Menu-based RPGs often include features that crudely simulate conditions in melee combat. Events like dodging, blocking, counterattacking etc. all have a rough analog in swordfights or fistfights where posture and momentum and reactions have an effect on the outcome of an encounter. Gunfights work differently, since nobody parries or dodges a bullet, and firing a rifle doesn't throw you off-balance enough to make a riposte more effective against you. Instead, elements like stance, focus, situational awareness, fields of fire, zones of cover, rate of fire and the ever-dramatic pause to reload would factor into the equation for success.
There are games that do a good job of presenting gunfights in a turn-based RPG, like Silent Storm, but their melee systems are generally pretty basic by comparison and all the best ones use spatial relationships as part of the game space. A concealed sniper taking a turn to zero in and control his breathing before taking a shot on a distant target is like a mage channeling mana or a spearman taking a rooted defense stance, so the mechanics aren't foreign, they're just different. Quick-draw moves, target transitions, hip-fire versus aimed fire, all of this can be worked into a successful shooting RPG system.

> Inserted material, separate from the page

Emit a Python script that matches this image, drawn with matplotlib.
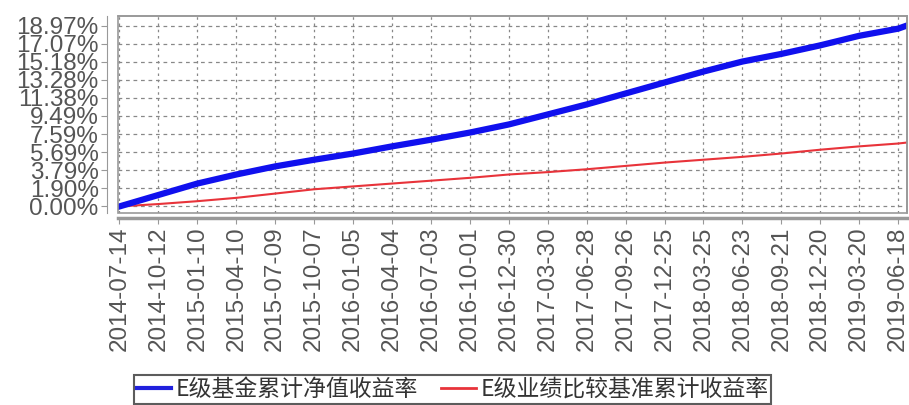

Some trouble might arise when you blend the shooting and the stabbing together, since melee characters and firearm characters will essentially be playing by different rules. Knife to a gunfight and all that. There's the old 21-foot rule, which states that the average knife-wielding assailant can cover seven yards of distance and stab you in the neck faster than you can draw a pistol and shoot him. It's a point of focus for police trainers when suspect interview comes up, and it's why you see the police on Cops cuffing dudes "for our safety, sir" even though the "suspect" is just a random elderly hobo who may or may not have shown his pecker to a passing motorist. Nobody wants to get stabbed, and it's way easier to stab a cop than it is to hire and train one, so rules get made.
So you can achieve balance that way, especially if you have the creative power to make guns cumbersome or have them preclude certain armor types. You could make gunslingers invincible badasses until their ammo runs out, so they can mow down knights and wizards for a turn or two, then while they're shoving new cartridges into their revolver some barbarian strolls over and shoves their revolver down their throat. Guns could be terribly slow, so your musketeers can lay down somewhat respectable fire, one shot every three turns or so, until the enemy closes on them, and then you either fix bayonets or reach for your rapier, because it's all hand-to-hand from here on out.